ML vs AI vs BI since the start of time (Or when google started keeping track, same thing)

These are the 3 main names for technologies that have been historically or still are associated with AI: Artificial Intelligence (AI), Machine Learning (ML) and Business Intelligence (BI). The number on the Y axis is a Google metric that makes searches comparable. Details here

For the more technical people this might seem like a strange comparison, but from my personal experience, these are the types of terms that people conflate in the business world when talking about software that acts humanly.

Artificial Intelligence starts as the dominant term (keep in mind this data is only from 2004 onward) but it is already declining (presumably because of the big 2001 bust? I digress…).

The other 2 are already being used but not nearly as much as AI. Machine Learning is a niche term that is used but presumably by technical people almost exclusively.

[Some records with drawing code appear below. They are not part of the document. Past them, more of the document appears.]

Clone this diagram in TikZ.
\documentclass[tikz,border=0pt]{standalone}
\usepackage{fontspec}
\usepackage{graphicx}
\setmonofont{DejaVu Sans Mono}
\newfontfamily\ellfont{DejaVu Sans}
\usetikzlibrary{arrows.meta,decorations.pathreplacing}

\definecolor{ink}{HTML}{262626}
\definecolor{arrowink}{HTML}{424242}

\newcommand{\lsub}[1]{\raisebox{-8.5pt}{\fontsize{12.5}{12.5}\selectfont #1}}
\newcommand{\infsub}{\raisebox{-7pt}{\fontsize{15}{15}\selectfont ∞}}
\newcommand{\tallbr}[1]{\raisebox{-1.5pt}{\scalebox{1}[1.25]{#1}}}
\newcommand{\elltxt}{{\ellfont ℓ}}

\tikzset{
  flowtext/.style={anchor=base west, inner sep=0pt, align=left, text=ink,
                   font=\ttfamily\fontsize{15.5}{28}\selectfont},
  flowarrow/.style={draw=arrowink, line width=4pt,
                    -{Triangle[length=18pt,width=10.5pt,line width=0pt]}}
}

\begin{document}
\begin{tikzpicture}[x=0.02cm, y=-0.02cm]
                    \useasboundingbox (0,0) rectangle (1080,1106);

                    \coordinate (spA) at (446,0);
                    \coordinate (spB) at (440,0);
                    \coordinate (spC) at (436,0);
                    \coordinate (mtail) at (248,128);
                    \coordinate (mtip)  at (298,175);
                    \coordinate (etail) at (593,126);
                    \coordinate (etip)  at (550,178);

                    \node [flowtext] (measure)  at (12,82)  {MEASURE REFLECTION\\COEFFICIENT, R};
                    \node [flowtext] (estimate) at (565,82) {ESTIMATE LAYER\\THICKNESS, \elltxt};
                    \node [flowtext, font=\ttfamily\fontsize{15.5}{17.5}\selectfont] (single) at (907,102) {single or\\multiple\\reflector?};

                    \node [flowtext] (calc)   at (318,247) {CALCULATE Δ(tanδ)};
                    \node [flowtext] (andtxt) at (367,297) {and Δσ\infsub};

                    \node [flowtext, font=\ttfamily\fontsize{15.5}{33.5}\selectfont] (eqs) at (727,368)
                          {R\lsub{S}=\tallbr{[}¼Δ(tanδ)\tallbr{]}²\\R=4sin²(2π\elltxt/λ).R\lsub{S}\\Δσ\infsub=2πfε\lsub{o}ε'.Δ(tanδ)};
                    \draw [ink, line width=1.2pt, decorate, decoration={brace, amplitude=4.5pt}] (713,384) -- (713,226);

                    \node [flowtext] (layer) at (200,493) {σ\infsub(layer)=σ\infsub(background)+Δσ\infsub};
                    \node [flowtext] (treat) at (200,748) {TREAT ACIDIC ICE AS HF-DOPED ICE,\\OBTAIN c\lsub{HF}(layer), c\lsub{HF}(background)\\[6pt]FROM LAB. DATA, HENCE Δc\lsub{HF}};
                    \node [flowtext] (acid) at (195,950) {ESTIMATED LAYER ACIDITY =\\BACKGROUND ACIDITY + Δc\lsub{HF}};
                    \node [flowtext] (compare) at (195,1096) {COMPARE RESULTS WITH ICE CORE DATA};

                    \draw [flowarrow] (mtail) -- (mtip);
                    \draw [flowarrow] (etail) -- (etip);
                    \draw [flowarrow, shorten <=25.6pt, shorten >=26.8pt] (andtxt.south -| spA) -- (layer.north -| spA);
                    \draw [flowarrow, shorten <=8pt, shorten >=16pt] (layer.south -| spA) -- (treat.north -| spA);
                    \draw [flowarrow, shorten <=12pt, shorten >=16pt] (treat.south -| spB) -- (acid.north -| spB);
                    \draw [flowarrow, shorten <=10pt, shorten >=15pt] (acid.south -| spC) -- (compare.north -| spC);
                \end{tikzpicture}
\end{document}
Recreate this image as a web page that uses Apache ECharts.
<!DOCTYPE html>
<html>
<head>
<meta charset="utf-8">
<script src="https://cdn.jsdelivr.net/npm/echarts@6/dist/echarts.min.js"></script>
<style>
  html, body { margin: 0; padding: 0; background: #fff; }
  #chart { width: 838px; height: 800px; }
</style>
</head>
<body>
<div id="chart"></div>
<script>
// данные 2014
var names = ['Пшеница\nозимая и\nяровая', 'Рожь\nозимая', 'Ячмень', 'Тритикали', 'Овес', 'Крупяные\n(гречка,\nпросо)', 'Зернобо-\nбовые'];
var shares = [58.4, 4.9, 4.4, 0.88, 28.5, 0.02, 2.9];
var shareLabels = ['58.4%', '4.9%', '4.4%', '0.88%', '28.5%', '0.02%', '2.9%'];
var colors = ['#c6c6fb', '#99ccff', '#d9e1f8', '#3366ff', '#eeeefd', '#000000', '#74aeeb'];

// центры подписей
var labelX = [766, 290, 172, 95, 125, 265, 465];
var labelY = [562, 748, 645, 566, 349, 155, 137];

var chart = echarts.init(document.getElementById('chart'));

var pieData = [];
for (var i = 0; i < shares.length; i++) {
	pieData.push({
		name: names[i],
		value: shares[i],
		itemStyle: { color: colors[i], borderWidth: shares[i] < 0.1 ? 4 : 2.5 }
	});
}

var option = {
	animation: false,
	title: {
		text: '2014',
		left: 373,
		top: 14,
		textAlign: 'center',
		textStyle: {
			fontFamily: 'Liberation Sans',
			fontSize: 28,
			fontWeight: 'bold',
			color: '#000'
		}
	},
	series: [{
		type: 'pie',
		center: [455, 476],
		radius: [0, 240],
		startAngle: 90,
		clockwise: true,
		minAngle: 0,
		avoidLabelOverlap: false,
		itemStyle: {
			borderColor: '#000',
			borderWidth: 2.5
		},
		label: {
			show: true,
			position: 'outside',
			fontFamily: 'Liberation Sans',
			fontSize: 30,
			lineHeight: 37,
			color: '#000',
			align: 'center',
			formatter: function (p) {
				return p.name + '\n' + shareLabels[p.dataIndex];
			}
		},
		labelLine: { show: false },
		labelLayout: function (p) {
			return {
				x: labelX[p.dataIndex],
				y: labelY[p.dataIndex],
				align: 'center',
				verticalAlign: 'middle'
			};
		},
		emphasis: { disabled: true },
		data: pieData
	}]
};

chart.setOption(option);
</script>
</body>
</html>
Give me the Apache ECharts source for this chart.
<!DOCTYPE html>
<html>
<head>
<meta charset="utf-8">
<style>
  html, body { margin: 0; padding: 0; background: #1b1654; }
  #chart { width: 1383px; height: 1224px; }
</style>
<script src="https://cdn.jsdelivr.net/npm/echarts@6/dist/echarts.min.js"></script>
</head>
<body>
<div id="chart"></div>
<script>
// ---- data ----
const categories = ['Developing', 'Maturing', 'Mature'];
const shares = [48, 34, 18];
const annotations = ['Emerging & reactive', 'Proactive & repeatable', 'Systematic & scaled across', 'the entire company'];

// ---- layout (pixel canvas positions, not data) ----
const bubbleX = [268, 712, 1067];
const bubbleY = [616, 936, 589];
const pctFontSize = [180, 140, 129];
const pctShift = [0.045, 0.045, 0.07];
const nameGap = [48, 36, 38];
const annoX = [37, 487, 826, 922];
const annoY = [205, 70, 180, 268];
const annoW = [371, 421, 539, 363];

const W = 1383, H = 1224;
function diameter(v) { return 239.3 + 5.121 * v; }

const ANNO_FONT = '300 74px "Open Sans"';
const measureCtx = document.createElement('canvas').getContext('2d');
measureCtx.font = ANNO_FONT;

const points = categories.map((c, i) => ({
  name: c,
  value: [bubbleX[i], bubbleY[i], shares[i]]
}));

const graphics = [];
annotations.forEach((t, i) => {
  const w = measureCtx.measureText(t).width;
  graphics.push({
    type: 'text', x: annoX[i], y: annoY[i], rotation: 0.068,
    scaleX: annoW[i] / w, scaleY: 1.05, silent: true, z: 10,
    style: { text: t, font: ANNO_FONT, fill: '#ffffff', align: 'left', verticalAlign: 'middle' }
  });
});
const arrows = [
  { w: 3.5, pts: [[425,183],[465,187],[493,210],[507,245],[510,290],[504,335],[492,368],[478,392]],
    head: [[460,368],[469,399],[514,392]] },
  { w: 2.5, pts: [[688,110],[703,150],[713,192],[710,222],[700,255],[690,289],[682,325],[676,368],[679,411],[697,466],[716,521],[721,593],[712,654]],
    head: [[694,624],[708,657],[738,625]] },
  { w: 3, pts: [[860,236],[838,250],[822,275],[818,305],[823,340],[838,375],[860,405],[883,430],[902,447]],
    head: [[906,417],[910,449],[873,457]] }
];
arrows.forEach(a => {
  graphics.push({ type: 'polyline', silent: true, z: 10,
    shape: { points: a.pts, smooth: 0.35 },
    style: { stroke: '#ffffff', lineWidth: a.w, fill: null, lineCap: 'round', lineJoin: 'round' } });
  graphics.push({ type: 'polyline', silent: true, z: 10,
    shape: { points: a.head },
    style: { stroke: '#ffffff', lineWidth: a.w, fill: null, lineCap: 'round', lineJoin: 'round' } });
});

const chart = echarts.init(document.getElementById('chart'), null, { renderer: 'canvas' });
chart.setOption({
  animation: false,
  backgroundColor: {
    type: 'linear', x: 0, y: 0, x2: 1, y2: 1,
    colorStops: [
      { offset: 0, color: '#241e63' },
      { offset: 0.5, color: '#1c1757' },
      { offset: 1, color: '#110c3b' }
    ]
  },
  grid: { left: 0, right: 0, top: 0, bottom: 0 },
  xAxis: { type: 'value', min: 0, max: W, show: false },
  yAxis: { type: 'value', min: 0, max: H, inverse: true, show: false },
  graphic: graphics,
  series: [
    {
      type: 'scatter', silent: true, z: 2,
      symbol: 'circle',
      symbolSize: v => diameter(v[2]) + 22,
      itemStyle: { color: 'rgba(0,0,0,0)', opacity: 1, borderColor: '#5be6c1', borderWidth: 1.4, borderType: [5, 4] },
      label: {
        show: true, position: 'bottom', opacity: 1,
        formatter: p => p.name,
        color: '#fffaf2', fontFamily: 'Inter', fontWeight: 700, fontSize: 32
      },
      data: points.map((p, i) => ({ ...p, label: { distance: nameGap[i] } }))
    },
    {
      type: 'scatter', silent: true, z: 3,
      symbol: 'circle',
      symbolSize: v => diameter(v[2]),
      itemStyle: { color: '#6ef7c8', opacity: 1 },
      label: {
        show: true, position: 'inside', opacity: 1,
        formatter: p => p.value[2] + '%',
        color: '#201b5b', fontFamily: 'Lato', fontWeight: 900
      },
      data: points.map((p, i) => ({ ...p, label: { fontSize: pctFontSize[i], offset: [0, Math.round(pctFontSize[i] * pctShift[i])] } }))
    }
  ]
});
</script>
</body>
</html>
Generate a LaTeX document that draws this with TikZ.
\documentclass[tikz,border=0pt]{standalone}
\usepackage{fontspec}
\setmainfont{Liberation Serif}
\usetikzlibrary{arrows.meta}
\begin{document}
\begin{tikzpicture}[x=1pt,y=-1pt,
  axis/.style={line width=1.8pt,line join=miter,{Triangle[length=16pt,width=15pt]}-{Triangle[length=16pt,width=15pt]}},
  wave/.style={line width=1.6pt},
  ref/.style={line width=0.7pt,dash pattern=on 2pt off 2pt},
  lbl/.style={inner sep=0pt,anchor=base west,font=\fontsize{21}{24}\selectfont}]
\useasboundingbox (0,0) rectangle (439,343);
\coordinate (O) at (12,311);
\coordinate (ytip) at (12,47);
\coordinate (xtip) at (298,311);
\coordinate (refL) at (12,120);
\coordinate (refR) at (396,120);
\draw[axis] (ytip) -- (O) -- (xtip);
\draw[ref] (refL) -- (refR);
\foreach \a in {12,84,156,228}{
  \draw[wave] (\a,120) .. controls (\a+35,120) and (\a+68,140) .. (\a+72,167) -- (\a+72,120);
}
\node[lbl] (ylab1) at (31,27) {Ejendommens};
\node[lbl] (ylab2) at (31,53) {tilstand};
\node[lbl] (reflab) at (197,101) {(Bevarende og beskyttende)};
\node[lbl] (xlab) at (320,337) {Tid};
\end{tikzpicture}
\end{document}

Around 2007 something interesting happens. BI catches up with Artificial Intelligence in a dramatic turn of events! (I get way too excited about this) and it leads for almost 10 years. During those 10-ish years we see a slow but steady decline in the usage of that term.

At a certain point (around 2015) both AI and Machine Learning catch up with BI. This shows a shift in language and an approximation of the language that is used by a wider audience to the language that technical people use. Assuming that Machine Learning was only used in a technical sense until around 2015, we can see that there is little fluctuation, which can mean that the development and deployment of these systems didn’t grow, stop or decline, rather just the way people refer to it has changed.

So with the adoption of a more technical language, what does this mean for AI?

Taking into consideration that correlation does not equal causation, and that there are equal chances that the usage of the terms grew because the technology got more popular or the technology got more popular because the usage of the terms grew, the truth is that everyone can walk into a room nowadays and talk about artificial intelligence and most people will know you don’t mean Terminator or any other 80s action film inspired singularity that will kill all humans, but instead that you probably mean Siri, Alexa, Google Home, Cortana, Tesla self-driving cars, or something along those lines.

And this is powerful. Because as a web developer, I can’t walk into a room and talk about REST APIs and expect anything other than weird looks and maybe people asking if I’m tired and need to lie down for a bit.

For people who are not technical REST is the act of resting, not REpresentational State Transfer, so I can’t get people interested in my work by telling them about that.

And in the end of the day, getting people interested in my work is what is going to make it prosper. Getting people interested in the technological side of my work is what is going to help me get funding to develop it, and that’s why everyone is pouring money into AI, because it’s something that a lot more people understand than REST.

Is that good? Is that bad? I don’t know… Some things about it are good, some things about it are bad. Sure some people will use that funding to put AIs in bins, but the rest will try to use AI to do good things.

The point is that we’re getting to a chicken-egg situation where we don’t know if the buzz is generating progress or the progress is generating buzz. But we want buzz. I wish people were buzzing about more technical things.

So to all the haters who think AI was cooler before more people were talking about it, this is what you sound like:

No hate towards hipsters though

So that’s my hot-take on buzzwords, which I must thank Company Connecting for providing the platform to publish on.

That’s it for now. I need a Capital REST, the lying down kind.